Task details
Repeat the data that follows, word for word, without the images.

Data lines
○ ○ ○ ○ ○ ○ ○
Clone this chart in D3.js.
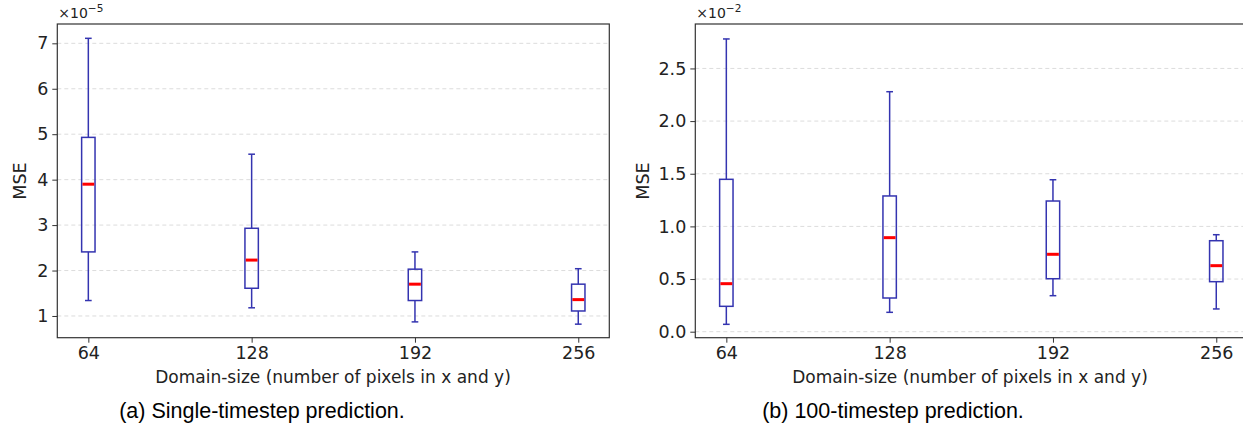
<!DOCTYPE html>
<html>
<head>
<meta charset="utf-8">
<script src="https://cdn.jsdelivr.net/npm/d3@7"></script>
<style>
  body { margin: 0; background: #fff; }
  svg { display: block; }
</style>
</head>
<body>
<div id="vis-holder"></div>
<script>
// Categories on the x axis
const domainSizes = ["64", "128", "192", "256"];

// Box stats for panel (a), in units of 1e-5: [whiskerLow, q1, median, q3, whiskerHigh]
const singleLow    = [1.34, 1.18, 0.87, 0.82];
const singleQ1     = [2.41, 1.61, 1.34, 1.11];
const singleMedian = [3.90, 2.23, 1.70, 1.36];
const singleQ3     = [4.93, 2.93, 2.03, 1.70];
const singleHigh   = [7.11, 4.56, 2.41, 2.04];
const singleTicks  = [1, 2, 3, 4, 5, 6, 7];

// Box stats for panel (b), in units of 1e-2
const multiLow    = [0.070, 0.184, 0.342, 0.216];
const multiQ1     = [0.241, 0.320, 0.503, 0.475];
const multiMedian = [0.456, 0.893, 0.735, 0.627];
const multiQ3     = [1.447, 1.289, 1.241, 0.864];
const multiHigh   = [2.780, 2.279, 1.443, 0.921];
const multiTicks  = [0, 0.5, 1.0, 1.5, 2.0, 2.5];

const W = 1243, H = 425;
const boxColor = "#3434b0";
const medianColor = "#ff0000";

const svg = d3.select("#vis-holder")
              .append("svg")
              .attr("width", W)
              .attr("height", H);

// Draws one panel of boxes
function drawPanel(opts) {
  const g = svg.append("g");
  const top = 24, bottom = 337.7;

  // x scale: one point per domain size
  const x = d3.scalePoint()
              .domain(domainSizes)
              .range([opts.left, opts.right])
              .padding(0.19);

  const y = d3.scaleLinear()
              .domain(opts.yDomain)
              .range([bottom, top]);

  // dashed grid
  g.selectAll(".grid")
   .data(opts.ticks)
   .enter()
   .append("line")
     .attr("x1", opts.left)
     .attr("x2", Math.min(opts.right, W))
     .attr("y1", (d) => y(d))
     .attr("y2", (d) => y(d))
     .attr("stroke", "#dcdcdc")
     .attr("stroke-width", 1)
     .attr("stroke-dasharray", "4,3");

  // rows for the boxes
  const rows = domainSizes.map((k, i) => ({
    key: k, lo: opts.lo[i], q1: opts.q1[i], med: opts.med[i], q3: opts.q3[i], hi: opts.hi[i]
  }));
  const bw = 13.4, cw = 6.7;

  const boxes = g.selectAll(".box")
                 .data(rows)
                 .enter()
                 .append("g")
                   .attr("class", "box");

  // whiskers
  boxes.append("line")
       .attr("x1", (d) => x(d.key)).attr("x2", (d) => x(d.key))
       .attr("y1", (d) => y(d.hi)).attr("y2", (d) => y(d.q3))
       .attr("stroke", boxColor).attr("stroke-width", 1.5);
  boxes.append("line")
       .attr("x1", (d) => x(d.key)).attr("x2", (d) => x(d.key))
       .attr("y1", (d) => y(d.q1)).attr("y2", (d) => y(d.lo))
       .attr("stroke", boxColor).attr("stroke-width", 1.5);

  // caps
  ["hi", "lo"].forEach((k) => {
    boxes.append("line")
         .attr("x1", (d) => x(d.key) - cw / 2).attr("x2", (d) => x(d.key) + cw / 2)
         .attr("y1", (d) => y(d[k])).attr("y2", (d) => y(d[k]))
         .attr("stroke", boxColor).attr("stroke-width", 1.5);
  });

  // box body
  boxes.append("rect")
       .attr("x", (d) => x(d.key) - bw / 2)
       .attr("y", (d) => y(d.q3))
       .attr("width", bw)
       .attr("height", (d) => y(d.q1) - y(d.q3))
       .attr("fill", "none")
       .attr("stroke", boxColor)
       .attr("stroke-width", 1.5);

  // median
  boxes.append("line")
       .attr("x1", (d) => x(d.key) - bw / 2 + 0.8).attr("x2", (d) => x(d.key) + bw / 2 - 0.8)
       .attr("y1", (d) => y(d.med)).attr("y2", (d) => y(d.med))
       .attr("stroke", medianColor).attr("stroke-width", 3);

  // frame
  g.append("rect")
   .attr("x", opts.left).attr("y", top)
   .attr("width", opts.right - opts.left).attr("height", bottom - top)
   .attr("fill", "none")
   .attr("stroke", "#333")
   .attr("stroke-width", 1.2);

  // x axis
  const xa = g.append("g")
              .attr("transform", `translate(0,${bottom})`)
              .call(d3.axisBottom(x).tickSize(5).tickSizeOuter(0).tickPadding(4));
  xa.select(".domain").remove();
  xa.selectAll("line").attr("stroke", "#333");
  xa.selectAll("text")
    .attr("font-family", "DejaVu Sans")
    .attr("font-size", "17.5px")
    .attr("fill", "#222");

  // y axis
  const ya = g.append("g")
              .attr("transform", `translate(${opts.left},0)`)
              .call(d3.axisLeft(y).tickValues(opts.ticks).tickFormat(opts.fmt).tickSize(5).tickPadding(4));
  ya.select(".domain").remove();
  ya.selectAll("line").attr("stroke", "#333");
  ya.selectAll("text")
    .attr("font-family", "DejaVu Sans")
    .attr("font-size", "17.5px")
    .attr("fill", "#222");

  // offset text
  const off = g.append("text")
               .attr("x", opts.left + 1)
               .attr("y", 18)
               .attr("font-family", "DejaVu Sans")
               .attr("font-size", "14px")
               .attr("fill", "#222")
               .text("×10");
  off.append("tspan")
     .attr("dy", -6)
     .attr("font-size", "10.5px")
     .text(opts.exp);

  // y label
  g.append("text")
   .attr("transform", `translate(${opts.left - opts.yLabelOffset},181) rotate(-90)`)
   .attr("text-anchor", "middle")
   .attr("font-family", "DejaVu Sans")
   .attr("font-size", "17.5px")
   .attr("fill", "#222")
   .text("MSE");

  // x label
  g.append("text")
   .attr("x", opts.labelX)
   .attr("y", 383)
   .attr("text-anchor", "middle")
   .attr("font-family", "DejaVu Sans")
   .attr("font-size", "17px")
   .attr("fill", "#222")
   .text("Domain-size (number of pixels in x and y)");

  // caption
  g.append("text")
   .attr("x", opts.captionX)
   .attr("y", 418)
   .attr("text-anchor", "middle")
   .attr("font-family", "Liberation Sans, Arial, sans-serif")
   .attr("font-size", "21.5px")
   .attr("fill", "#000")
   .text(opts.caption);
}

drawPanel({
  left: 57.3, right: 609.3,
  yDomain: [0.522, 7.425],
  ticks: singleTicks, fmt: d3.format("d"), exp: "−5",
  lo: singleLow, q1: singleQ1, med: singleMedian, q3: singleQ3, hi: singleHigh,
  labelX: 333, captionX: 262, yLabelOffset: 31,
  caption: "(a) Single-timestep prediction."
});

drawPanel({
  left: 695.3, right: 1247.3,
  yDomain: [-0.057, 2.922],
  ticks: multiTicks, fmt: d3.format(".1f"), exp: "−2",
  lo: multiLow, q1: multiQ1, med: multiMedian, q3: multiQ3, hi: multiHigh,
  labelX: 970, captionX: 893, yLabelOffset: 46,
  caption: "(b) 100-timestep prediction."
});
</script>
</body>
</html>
○ ○ ○ ○ ○ ○ ○
Solution to this exercise
Clone this chart in D3.js.
<!DOCTYPE html>
<html>
<head>
<meta charset="utf-8">
<script src="https://cdn.jsdelivr.net/npm/d3@7"></script>
<style>
  body { margin: 0; background: #fff; }
  svg { display: block; }
</style>
</head>
<body>
<div id="vis-holder"></div>
<script>
// Categories on the x axis
const domainSizes = ["64", "128", "192", "256"];

// Box stats for panel (a), in units of 1e-5: [whiskerLow, q1, median, q3, whiskerHigh]
const singleLow    = [1.34, 1.18, 0.87, 0.82];
const singleQ1     = [2.41, 1.61, 1.34, 1.11];
const singleMedian = [3.90, 2.23, 1.70, 1.36];
const singleQ3     = [4.93, 2.93, 2.03, 1.70];
const singleHigh   = [7.11, 4.56, 2.41, 2.04];
const singleTicks  = [1, 2, 3, 4, 5, 6, 7];

// Box stats for panel (b), in units of 1e-2
const multiLow    = [0.070, 0.184, 0.342, 0.216];
const multiQ1     = [0.241, 0.320, 0.503, 0.475];
const multiMedian = [0.456, 0.893, 0.735, 0.627];
const multiQ3     = [1.447, 1.289, 1.241, 0.864];
const multiHigh   = [2.780, 2.279, 1.443, 0.921];
const multiTicks  = [0, 0.5, 1.0, 1.5, 2.0, 2.5];

const W = 1243, H = 425;
const boxColor = "#3434b0";
const medianColor = "#ff0000";

const svg = d3.select("#vis-holder")
              .append("svg")
              .attr("width", W)
              .attr("height", H);

// Draws one panel of boxes
function drawPanel(opts) {
  const g = svg.append("g");
  const top = 24, bottom = 337.7;

  // x scale: one point per domain size
  const x = d3.scalePoint()
              .domain(domainSizes)
              .range([opts.left, opts.right])
              .padding(0.19);

  const y = d3.scaleLinear()
              .domain(opts.yDomain)
              .range([bottom, top]);

  // dashed grid
  g.selectAll(".grid")
   .data(opts.ticks)
   .enter()
   .append("line")
     .attr("x1", opts.left)
     .attr("x2", Math.min(opts.right, W))
     .attr("y1", (d) => y(d))
     .attr("y2", (d) => y(d))
     .attr("stroke", "#dcdcdc")
     .attr("stroke-width", 1)
     .attr("stroke-dasharray", "4,3");

  // rows for the boxes
  const rows = domainSizes.map((k, i) => ({
    key: k, lo: opts.lo[i], q1: opts.q1[i], med: opts.med[i], q3: opts.q3[i], hi: opts.hi[i]
  }));
  const bw = 13.4, cw = 6.7;

  const boxes = g.selectAll(".box")
                 .data(rows)
                 .enter()
                 .append("g")
                   .attr("class", "box");

  // whiskers
  boxes.append("line")
       .attr("x1", (d) => x(d.key)).attr("x2", (d) => x(d.key))
       .attr("y1", (d) => y(d.hi)).attr("y2", (d) => y(d.q3))
       .attr("stroke", boxColor).attr("stroke-width", 1.5);
  boxes.append("line")
       .attr("x1", (d) => x(d.key)).attr("x2", (d) => x(d.key))
       .attr("y1", (d) => y(d.q1)).attr("y2", (d) => y(d.lo))
       .attr("stroke", boxColor).attr("stroke-width", 1.5);

  // caps
  ["hi", "lo"].forEach((k) => {
    boxes.append("line")
         .attr("x1", (d) => x(d.key) - cw / 2).attr("x2", (d) => x(d.key) + cw / 2)
         .attr("y1", (d) => y(d[k])).attr("y2", (d) => y(d[k]))
         .attr("stroke", boxColor).attr("stroke-width", 1.5);
  });

  // box body
  boxes.append("rect")
       .attr("x", (d) => x(d.key) - bw / 2)
       .attr("y", (d) => y(d.q3))
       .attr("width", bw)
       .attr("height", (d) => y(d.q1) - y(d.q3))
       .attr("fill", "none")
       .attr("stroke", boxColor)
       .attr("stroke-width", 1.5);

  // median
  boxes.append("line")
       .attr("x1", (d) => x(d.key) - bw / 2 + 0.8).attr("x2", (d) => x(d.key) + bw / 2 - 0.8)
       .attr("y1", (d) => y(d.med)).attr("y2", (d) => y(d.med))
       .attr("stroke", medianColor).attr("stroke-width", 3);

  // frame
  g.append("rect")
   .attr("x", opts.left).attr("y", top)
   .attr("width", opts.right - opts.left).attr("height", bottom - top)
   .attr("fill", "none")
   .attr("stroke", "#333")
   .attr("stroke-width", 1.2);

  // x axis
  const xa = g.append("g")
              .attr("transform", `translate(0,${bottom})`)
              .call(d3.axisBottom(x).tickSize(5).tickSizeOuter(0).tickPadding(4));
  xa.select(".domain").remove();
  xa.selectAll("line").attr("stroke", "#333");
  xa.selectAll("text")
    .attr("font-family", "DejaVu Sans")
    .attr("font-size", "17.5px")
    .attr("fill", "#222");

  // y axis
  const ya = g.append("g")
              .attr("transform", `translate(${opts.left},0)`)
              .call(d3.axisLeft(y).tickValues(opts.ticks).tickFormat(opts.fmt).tickSize(5).tickPadding(4));
  ya.select(".domain").remove();
  ya.selectAll("line").attr("stroke", "#333");
  ya.selectAll("text")
    .attr("font-family", "DejaVu Sans")
    .attr("font-size", "17.5px")
    .attr("fill", "#222");

  // offset text
  const off = g.append("text")
               .attr("x", opts.left + 1)
               .attr("y", 18)
               .attr("font-family", "DejaVu Sans")
               .attr("font-size", "14px")
               .attr("fill", "#222")
               .text("×10");
  off.append("tspan")
     .attr("dy", -6)
     .attr("font-size", "10.5px")
     .text(opts.exp);

  // y label
  g.append("text")
   .attr("transform", `translate(${opts.left - opts.yLabelOffset},181) rotate(-90)`)
   .attr("text-anchor", "middle")
   .attr("font-family", "DejaVu Sans")
   .attr("font-size", "17.5px")
   .attr("fill", "#222")
   .text("MSE");

  // x label
  g.append("text")
   .attr("x", opts.labelX)
   .attr("y", 383)
   .attr("text-anchor", "middle")
   .attr("font-family", "DejaVu Sans")
   .attr("font-size", "17px")
   .attr("fill", "#222")
   .text("Domain-size (number of pixels in x and y)");

  // caption
  g.append("text")
   .attr("x", opts.captionX)
   .attr("y", 418)
   .attr("text-anchor", "middle")
   .attr("font-family", "Liberation Sans, Arial, sans-serif")
   .attr("font-size", "21.5px")
   .attr("fill", "#000")
   .text(opts.caption);
}

drawPanel({
  left: 57.3, right: 609.3,
  yDomain: [0.522, 7.425],
  ticks: singleTicks, fmt: d3.format("d"), exp: "−5",
  lo: singleLow, q1: singleQ1, med: singleMedian, q3: singleQ3, hi: singleHigh,
  labelX: 333, captionX: 262, yLabelOffset: 31,
  caption: "(a) Single-timestep prediction."
});

drawPanel({
  left: 695.3, right: 1247.3,
  yDomain: [-0.057, 2.922],
  ticks: multiTicks, fmt: d3.format(".1f"), exp: "−2",
  lo: multiLow, q1: multiQ1, med: multiMedian, q3: multiQ3, hi: multiHigh,
  labelX: 970, captionX: 893, yLabelOffset: 46,
  caption: "(b) 100-timestep prediction."
});
</script>
</body>
</html>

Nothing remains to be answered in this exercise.